The addiction does not always care what the content is

It is easy to think the problem is only TikTok, Instagram, YouTube, or whatever app you personally overuse. But once those are gone, the underlying pattern can attach itself to almost anything with enough novelty.

News can become the feed. Forums can become the feed. Shopping can become the feed. Search can become the feed. AI chat can become the feed. Even useful information can become compulsive when it is instantly available every time you feel bored, stressed, tired, or avoidant.

That is why a phone that only blocks a few obvious sites can still fail. The problem is not just a list of bad apps. The problem is carrying a general-purpose escape machine everywhere.
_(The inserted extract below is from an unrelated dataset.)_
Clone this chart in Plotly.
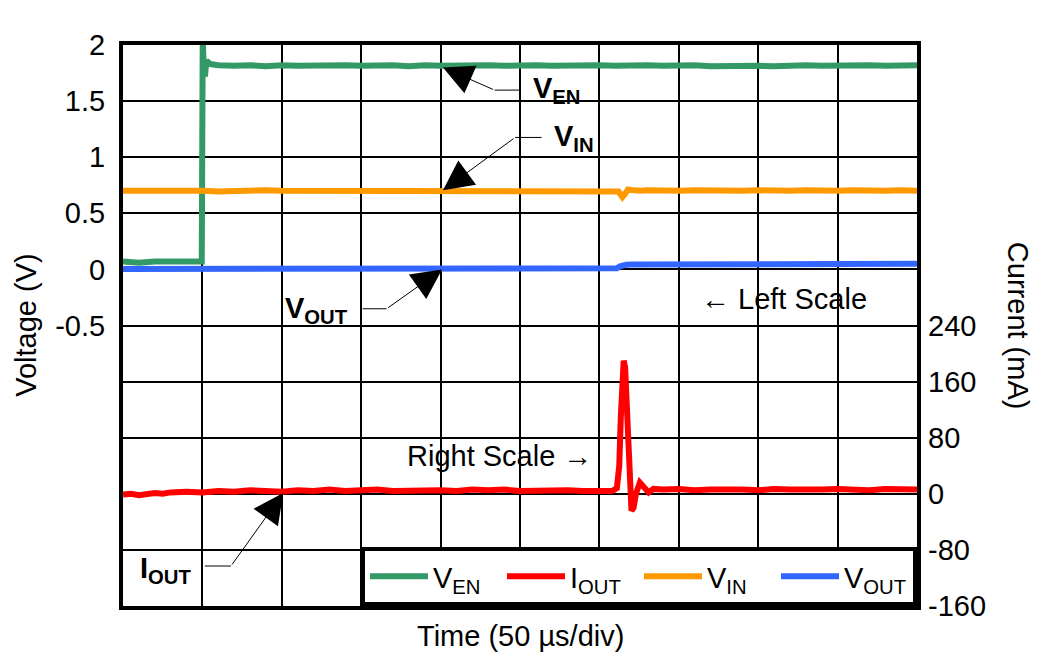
import plotly.graph_objects as go

# ---------------- data ----------------
# time in microseconds (50 us / div, 10 div)
t_en = [0, 10, 20, 30, 40, 49.6, 50.2, 51.0, 51.6, 52.5, 55,
        60, 70, 80, 90, 100, 110, 120, 130, 140, 150,
        160, 170, 180, 190, 200, 210, 220, 230, 240, 250,
        260, 270, 280, 290, 300, 310, 320, 330, 340, 350,
        360, 370, 380, 390, 400, 410, 420, 430, 440, 450,
        460, 470, 480, 490, 500]
v_en = [0.07, 0.06, 0.07, 0.065, 0.07, 0.07, 2.05, 1.75, 1.72, 1.86, 1.83,
        1.82, 1.815, 1.82, 1.81, 1.82, 1.815, 1.82, 1.825, 1.82, 1.815,
        1.82, 1.82, 1.81, 1.82, 1.815, 1.82, 1.825, 1.82, 1.815, 1.82,
        1.82, 1.815, 1.82, 1.825, 1.82, 1.815, 1.82, 1.82, 1.815, 1.82,
        1.82, 1.81, 1.815, 1.82, 1.815, 1.81, 1.82, 1.82, 1.815, 1.82,
        1.825, 1.82, 1.815, 1.82, 1.82]

t_in = [0, 10, 20, 30, 40, 50, 60, 70, 80, 90, 100,
        110, 120, 130, 140, 150, 160, 170, 180, 190, 200,
        210, 220, 230, 240, 250, 260, 270, 280, 290, 300,
        305, 310, 312, 313.5, 314.5, 316, 318, 320, 323, 326, 330,
        340, 350, 360, 370, 380, 390, 400, 410, 420, 430,
        440, 450, 460, 470, 480, 490, 500]
v_in = [0.70, 0.695, 0.70, 0.70, 0.705, 0.70, 0.695, 0.70, 0.70, 0.705, 0.70,
        0.70, 0.695, 0.70, 0.705, 0.70, 0.70, 0.695, 0.70, 0.70, 0.705,
        0.70, 0.70, 0.695, 0.70, 0.705, 0.70, 0.70, 0.695, 0.70, 0.70,
        0.70, 0.70, 0.695, 0.665, 0.645, 0.67, 0.712, 0.708, 0.70, 0.70, 0.705,
        0.70, 0.70, 0.705, 0.70, 0.70, 0.70, 0.705, 0.70, 0.70, 0.705,
        0.70, 0.70, 0.705, 0.70, 0.70, 0.705, 0.70]

t_out = [0, 50, 100, 150, 200, 250, 300, 308, 311, 313, 315, 317, 320,
         340, 360, 380, 400, 420, 440, 460, 480, 500]
v_out = [0.003, 0.003, 0.003, 0.003, 0.003, 0.003, 0.004, 0.005, 0.01, 0.028, 0.038, 0.042, 0.043,
         0.044, 0.044, 0.045, 0.047, 0.046, 0.047, 0.048, 0.049, 0.05]

t_iout = [0, 5, 10, 15, 20, 25, 30, 40, 50, 60, 70, 80, 90, 100,
          110, 120, 130, 140, 150, 160, 170, 180, 190, 200,
          210, 220, 230, 240, 250, 260, 270, 280, 290, 300,
          305, 308, 311, 312.5, 313.5, 314.5, 315.3, 316.2, 317.2, 318.2,
          319.2, 320.2, 321.5, 323, 325.5, 328, 331, 334,
          340, 350, 360, 370, 380, 390, 400, 410, 420, 430,
          440, 450, 460, 470, 480, 490, 500]
i_out = [-1, 0, -2, 0, 1, 0, 2, 3, 2, 4, 3, 5, 4, 3,
         5, 4, 6, 4, 5, 6, 4, 5, 6, 5,
         4, 6, 5, 6, 4, 5, 6, 5, 4, 5,
         5, 4, 8, 40, 110, 170, 190, 180, 120, 40,
         -5, -24, -20, 0, 16, 8, 2, 7,
         6, 7, 5, 6, 7, 6, 5, 7, 6, 5,
         6, 7, 6, 5, 7, 6, 6]

# axis ticks
v_ticks = [-0.5, 0, 0.5, 1, 1.5, 2]
v_text = ["-0.5", "0", "0.5", "1", "1.5", "2"]
v_minor = [-3, -2.5, -2, -1.5, -1]
i_ticks = [-160, -80, 0, 80, 160, 240]
i_text = ["-160", "-80", "0", "80", "160", "240"]
t_ticks = [0, 50, 100, 150, 200, 250, 300, 350, 400, 450, 500]

FONT = "Liberation Sans, Arial, sans-serif"
FS = 29

fig = go.Figure()
fig.add_trace(go.Scatter(x=t_en, y=v_en, mode="lines", name="V<sub>EN</sub>",
                         line=dict(color="#339966", width=6), yaxis="y"))
fig.add_trace(go.Scatter(x=t_iout, y=i_out, mode="lines", name="I<sub>OUT</sub>",
                         line=dict(color="#FF0000", width=6), yaxis="y2"))
fig.add_trace(go.Scatter(x=t_in, y=v_in, mode="lines", name="V<sub>IN</sub>",
                         line=dict(color="#FF9900", width=6), yaxis="y"))
fig.add_trace(go.Scatter(x=t_out, y=v_out, mode="lines", name="V<sub>OUT</sub>",
                         line=dict(color="#3366FF", width=6), yaxis="y"))

annotations = []
shapes = []

def callout(label, tip, elbow, end, text_pos, xanchor, yref="y"):
    # arrow from elbow to tip
    annotations.append(dict(x=tip[0], y=tip[1], xref="x", yref=yref,
                            ax=elbow[0], ay=elbow[1], axref="x", ayref=yref,
                            text="", showarrow=True, arrowhead=2, arrowsize=6,
                            arrowwidth=1, arrowcolor="black", standoff=0))
    shapes.append(dict(type="line", xref="x", yref=yref,
                       x0=elbow[0], y0=elbow[1], x1=end, y1=elbow[1],
                       line=dict(color="black", width=1)))
    annotations.append(dict(x=text_pos[0], y=text_pos[1], xref="x", yref=yref,
                            text=label, showarrow=False, xanchor=xanchor,
                            yanchor="middle",
                            font=dict(family=FONT, size=FS, color="black")))

callout("<b>V<sub>EN</sub></b>", (201.5, 1.80), (234, 1.598), 250.6, (257, 1.60), "left")
callout("<b>V<sub>IN</sub></b>", (201.5, 0.705), (246.9, 1.176), 263.6, (270, 1.17), "left")
callout("<b>V<sub>OUT</sub></b>", (200.9, 0.0), (166, -0.351), 150.9, (143, -0.36), "right")
callout("<b>I<sub>OUT</sub></b>", (100.9, 1), (68, -103), 51.6, (44, -108), "right", yref="y2")

annotations.append(dict(x=416, y=-0.26, xref="x", yref="y", text="\u2190 Left Scale",
                        showarrow=False, font=dict(family=FONT, size=FS, color="black")))
annotations.append(dict(x=237, y=54, xref="x", yref="y2", text="Right Scale \u2192",
                        showarrow=False, font=dict(family=FONT, size=FS, color="black")))

annotations.append(dict(x=-0.123, y=0.5, xref="paper", yref="paper", text="Voltage (V)",
                        textangle=-90, showarrow=False, xanchor="center", yanchor="middle",
                        font=dict(family=FONT, size=FS, color="black")))
annotations.append(dict(x=1.128, y=0.5, xref="paper", yref="paper", text="Current (mA)",
                        textangle=90, showarrow=False, xanchor="center", yanchor="middle",
                        font=dict(family=FONT, size=FS, color="black")))
annotations.append(dict(x=0.5, y=-0.054, xref="paper", yref="paper", text="Time (50 \u00b5s/div)",
                        showarrow=False, xanchor="center", yanchor="middle",
                        font=dict(family=FONT, size=FS, color="black")))

fig.update_layout(
    width=1040, height=660,
    margin=dict(l=115, r=131, t=37, b=62),
    paper_bgcolor="white", plot_bgcolor="white",
    font=dict(family=FONT, size=FS, color="black"),
    showlegend=True,
    legend=dict(orientation="h", x=1, xanchor="right", y=0, yanchor="bottom",
                bgcolor="white", bordercolor="black", borderwidth=4,
                font=dict(family=FONT, size=FS, color="black"),
                entrywidth=64, entrywidthmode="pixels", itemwidth=58,
                traceorder="normal"),
    xaxis=dict(range=[0, 500], tickvals=t_ticks, showticklabels=False,
               showgrid=True, gridcolor="black", gridwidth=1.5,
               showline=True, linecolor="black", linewidth=4, mirror=True,
               ticks="", zeroline=False, automargin=False),
    yaxis=dict(range=[-3, 2], tickvals=v_ticks, ticktext=v_text,
               showgrid=True, gridcolor="black", gridwidth=1.5,
               minor=dict(tickvals=v_minor, showgrid=True, gridcolor="black",
                          gridwidth=1.5, ticks=""),
               showline=True, linecolor="black", linewidth=4, mirror=True,
               ticks="", zeroline=False, ticklabelstandoff=8, automargin=False,
               tickfont=dict(family=FONT, size=FS, color="black")),
    yaxis2=dict(range=[-160, 640], tickvals=i_ticks, ticktext=i_text,
                overlaying="y", side="right", showgrid=False, zeroline=False,
                ticks="", showline=False, ticklabelstandoff=10, automargin=False,
                tickfont=dict(family=FONT, size=FS, color="black")),
    annotations=annotations,
    shapes=shapes,
)

fig.write_html("out.html")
Untethered is stricter where it matters

Untethered is designed around a stronger boundary. No social media. No app store. No browser. No endless feeds. No easy way to turn boredom into another loop.

That makes it stricter than most minimal smartphone setups. You are not relying on a blocker you can override, a launcher you can change, or a rule you have to keep when you are tired. The most common relapse routes are removed from the phone environment itself.

The goal is not to make the phone impressive. The goal is to make it boring in exactly the right places.

Untethered is still modern enough to get by

At the same time, Untethered is not trying to be a brick phone. It is built on modern smartphone hardware because modern life still needs certain things to work properly.

You should be able to message people, use maps, listen to music, take photos, and handle practical day-to-day tasks without carrying a second device or constantly borrowing someone else's phone.

That is the key difference. Untethered removes the addictive internet layer without pretending you can live comfortably with no modern tools at all.

Strict enough to work, modern enough to live with

This is the balance most alternatives miss. Brick phones are strict enough, but often too inconvenient. Normal smartphones are convenient enough, but too addictive. Many minimal phones sit awkwardly in the middle: either too limited to live with or too open to actually protect you.

Untethered is built for the person who has tried the softer options and knows they will eventually find a way around them. It is for the person who wants the phone to make relapse genuinely difficult, without making everyday life feel needlessly difficult.

The best distraction-free phone is not the one with the fewest features. It is the one with the right missing features. Untethered keeps the useful parts and removes the routes that keep pulling you back in.

A better default

The point of Untethered is not to be extreme. It is to create a better default. A phone that lets you move through the world, stay reachable, and handle normal tasks, but does not give you an open door to the internet every time your brain wants stimulation.

For people who can use a normal smartphone lightly, this might sound unnecessary. But for people who already know how quickly a phone can take over, it is not extreme at all. It is realistic.

Untethered is the middle path: stricter than a minimal smartphone, more livable than a dumb phone, and designed for people who want their attention back without disappearing from modern life.